Goal -
Write out only the lines from the start of the entries up to and including the line with "blstm_re = [0.90, 0.720, 0.638, 0.479, 0.500, 0.390]"; please skip the pictures.
_ _ _
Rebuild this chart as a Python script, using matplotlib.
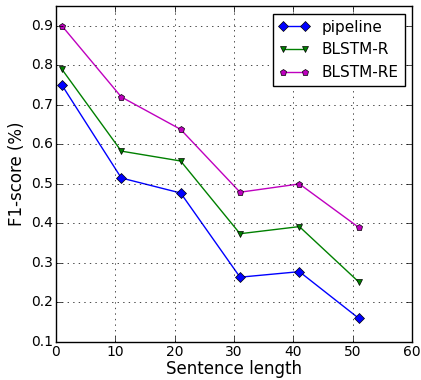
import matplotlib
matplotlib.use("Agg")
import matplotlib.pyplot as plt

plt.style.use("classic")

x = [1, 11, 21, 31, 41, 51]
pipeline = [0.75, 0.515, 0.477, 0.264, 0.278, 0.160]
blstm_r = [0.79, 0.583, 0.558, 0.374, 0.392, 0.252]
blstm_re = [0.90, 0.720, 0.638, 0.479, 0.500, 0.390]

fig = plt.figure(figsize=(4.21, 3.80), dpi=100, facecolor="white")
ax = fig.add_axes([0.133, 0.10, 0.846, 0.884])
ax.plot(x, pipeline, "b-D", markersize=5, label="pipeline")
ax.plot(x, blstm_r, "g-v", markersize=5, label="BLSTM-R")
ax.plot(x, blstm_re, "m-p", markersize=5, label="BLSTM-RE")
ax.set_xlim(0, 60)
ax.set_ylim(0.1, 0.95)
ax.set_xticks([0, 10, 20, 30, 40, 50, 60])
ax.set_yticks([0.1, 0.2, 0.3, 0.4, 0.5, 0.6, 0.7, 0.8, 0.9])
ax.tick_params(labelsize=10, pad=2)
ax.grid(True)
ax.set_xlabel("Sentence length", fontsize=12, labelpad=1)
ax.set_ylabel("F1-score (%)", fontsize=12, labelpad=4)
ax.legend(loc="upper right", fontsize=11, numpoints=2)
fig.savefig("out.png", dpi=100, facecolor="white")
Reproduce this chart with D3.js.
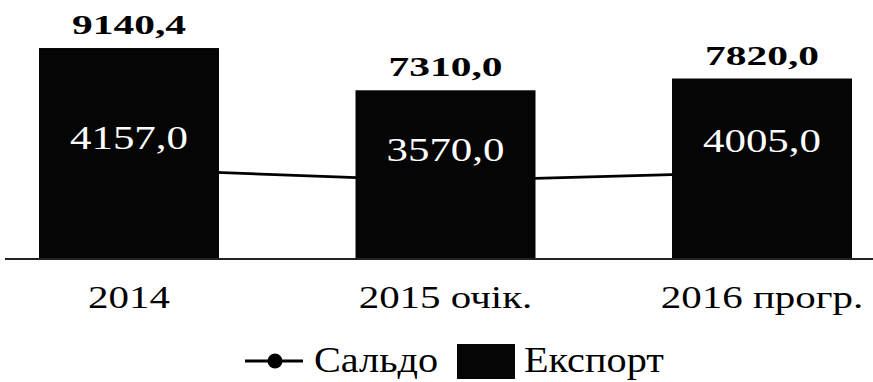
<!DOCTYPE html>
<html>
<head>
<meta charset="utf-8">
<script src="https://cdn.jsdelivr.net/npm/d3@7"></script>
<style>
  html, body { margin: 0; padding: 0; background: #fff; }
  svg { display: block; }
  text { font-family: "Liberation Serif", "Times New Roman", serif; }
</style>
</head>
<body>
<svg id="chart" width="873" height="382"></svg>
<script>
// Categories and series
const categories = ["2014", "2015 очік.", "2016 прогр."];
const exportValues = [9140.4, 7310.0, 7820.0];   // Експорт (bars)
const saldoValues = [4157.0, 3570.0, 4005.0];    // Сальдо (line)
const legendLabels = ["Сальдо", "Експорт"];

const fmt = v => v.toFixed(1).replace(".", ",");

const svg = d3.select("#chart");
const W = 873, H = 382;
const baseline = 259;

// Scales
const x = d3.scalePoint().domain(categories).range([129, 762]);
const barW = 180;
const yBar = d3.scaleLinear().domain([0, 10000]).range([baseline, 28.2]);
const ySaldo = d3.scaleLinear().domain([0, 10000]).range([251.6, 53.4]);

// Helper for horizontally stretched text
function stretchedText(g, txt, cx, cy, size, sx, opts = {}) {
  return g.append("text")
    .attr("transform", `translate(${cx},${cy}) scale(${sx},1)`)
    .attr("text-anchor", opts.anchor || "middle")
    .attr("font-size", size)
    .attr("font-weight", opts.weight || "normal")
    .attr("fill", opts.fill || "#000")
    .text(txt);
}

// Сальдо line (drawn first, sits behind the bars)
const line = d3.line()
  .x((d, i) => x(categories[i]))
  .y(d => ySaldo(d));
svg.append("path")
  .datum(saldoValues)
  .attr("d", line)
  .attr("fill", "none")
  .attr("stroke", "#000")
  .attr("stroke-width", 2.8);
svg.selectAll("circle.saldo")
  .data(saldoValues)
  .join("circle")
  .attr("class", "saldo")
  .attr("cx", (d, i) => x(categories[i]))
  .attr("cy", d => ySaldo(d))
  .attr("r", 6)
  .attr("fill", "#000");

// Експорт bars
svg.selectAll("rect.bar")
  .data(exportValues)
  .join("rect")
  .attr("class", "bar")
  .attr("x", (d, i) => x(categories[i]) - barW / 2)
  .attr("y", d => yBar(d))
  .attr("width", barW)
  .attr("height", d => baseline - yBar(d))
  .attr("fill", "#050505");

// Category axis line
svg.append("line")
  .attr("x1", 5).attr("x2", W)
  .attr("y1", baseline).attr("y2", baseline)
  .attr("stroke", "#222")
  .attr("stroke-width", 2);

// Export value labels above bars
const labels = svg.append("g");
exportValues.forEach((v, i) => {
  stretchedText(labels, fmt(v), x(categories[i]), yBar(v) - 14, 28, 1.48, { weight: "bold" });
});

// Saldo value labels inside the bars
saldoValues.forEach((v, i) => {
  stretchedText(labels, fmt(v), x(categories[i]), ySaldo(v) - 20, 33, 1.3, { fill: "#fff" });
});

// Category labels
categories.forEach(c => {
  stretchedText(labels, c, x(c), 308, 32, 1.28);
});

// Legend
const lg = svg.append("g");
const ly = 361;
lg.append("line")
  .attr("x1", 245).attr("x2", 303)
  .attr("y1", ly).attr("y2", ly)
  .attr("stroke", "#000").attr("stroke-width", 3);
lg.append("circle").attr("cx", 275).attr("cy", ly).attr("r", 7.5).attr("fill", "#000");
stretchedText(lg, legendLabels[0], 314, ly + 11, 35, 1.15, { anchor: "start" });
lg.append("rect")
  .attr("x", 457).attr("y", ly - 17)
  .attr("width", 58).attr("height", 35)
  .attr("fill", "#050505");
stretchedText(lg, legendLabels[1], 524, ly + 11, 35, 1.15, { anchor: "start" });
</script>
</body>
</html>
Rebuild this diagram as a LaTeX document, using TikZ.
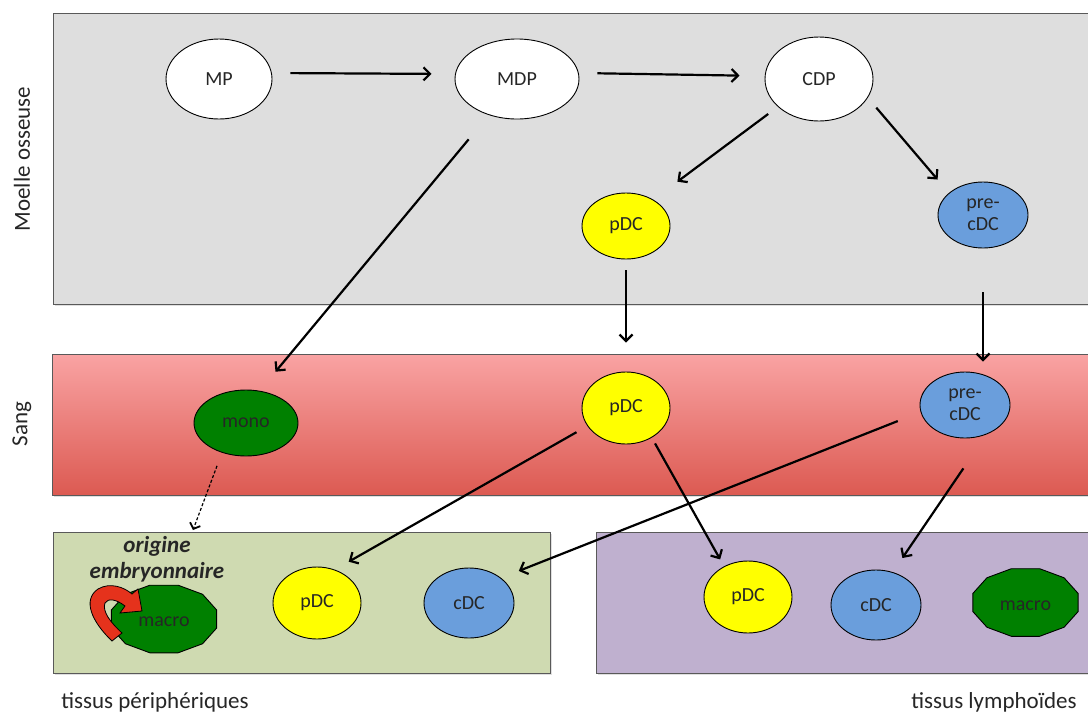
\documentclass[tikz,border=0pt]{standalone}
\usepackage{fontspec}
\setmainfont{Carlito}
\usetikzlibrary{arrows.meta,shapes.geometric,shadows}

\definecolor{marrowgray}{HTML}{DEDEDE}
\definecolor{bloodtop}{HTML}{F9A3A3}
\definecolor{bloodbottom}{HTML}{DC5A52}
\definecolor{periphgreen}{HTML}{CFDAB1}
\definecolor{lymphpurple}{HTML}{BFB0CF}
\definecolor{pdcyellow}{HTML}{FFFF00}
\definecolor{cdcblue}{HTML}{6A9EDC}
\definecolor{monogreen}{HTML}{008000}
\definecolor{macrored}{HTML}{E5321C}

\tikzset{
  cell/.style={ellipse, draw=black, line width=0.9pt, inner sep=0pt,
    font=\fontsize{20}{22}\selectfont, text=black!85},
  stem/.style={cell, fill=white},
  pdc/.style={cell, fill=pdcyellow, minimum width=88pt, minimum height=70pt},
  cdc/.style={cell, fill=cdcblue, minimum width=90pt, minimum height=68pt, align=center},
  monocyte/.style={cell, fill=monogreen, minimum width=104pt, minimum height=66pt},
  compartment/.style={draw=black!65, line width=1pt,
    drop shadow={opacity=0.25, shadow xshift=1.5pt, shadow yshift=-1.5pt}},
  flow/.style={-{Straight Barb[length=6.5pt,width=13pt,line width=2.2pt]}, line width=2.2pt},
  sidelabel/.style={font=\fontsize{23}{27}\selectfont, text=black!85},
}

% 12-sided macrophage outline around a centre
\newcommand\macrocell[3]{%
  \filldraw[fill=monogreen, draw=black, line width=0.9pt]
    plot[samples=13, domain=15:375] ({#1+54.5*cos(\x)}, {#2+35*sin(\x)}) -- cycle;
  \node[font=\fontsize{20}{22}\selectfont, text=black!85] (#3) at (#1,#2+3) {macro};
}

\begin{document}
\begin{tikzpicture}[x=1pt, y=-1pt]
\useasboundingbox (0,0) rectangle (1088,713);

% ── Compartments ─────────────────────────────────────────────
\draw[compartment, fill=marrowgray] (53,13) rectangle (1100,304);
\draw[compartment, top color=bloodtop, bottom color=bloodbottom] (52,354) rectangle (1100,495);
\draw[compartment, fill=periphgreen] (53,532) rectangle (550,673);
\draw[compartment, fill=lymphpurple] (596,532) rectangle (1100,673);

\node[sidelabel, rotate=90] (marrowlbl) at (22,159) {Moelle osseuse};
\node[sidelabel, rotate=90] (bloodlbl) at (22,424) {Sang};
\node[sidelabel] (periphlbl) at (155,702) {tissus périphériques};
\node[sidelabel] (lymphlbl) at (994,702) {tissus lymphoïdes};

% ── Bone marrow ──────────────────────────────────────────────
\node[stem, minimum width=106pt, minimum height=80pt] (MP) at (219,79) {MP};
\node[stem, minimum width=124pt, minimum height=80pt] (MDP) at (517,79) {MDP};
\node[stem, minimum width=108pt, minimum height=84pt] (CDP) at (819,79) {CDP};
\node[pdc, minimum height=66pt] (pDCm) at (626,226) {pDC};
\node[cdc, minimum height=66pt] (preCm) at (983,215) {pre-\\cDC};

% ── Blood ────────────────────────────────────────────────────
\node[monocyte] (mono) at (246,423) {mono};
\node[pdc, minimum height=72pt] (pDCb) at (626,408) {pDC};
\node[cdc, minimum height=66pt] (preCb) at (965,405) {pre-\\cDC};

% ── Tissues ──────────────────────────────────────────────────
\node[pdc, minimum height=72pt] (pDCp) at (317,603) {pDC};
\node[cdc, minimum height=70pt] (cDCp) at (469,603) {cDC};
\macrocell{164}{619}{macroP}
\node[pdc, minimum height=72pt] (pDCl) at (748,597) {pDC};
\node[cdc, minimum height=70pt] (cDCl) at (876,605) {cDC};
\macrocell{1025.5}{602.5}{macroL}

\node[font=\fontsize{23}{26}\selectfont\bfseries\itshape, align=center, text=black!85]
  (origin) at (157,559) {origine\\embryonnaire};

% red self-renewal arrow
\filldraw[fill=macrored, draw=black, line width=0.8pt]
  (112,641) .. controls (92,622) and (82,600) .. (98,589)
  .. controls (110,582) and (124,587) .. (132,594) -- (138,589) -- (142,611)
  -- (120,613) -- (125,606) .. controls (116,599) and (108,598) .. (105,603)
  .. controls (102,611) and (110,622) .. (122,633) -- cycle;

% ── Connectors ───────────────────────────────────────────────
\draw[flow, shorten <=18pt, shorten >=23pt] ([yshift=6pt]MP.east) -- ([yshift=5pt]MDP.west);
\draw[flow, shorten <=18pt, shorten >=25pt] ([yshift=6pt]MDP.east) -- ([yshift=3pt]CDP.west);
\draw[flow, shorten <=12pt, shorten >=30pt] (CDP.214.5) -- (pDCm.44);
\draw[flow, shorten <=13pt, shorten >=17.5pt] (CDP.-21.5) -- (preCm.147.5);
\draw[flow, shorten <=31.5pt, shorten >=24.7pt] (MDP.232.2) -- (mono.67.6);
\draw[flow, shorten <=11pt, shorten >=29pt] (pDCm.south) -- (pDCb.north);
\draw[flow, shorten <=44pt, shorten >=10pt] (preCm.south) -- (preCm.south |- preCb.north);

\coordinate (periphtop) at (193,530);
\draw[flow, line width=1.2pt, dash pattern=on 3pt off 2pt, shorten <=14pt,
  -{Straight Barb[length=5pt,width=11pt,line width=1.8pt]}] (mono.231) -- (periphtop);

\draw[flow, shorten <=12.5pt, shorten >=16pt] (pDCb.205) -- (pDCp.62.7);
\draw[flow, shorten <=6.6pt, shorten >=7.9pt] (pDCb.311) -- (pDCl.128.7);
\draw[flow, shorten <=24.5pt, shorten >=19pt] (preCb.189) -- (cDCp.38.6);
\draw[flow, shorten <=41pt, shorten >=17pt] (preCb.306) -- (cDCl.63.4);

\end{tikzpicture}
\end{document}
_ _ _
Exercise response -
Rebuild this chart as a Python script, using matplotlib.
import matplotlib
matplotlib.use("Agg")
import matplotlib.pyplot as plt

plt.style.use("classic")

x = [1, 11, 21, 31, 41, 51]
pipeline = [0.75, 0.515, 0.477, 0.264, 0.278, 0.160]
blstm_r = [0.79, 0.583, 0.558, 0.374, 0.392, 0.252]
blstm_re = [0.90, 0.720, 0.638, 0.479, 0.500, 0.390]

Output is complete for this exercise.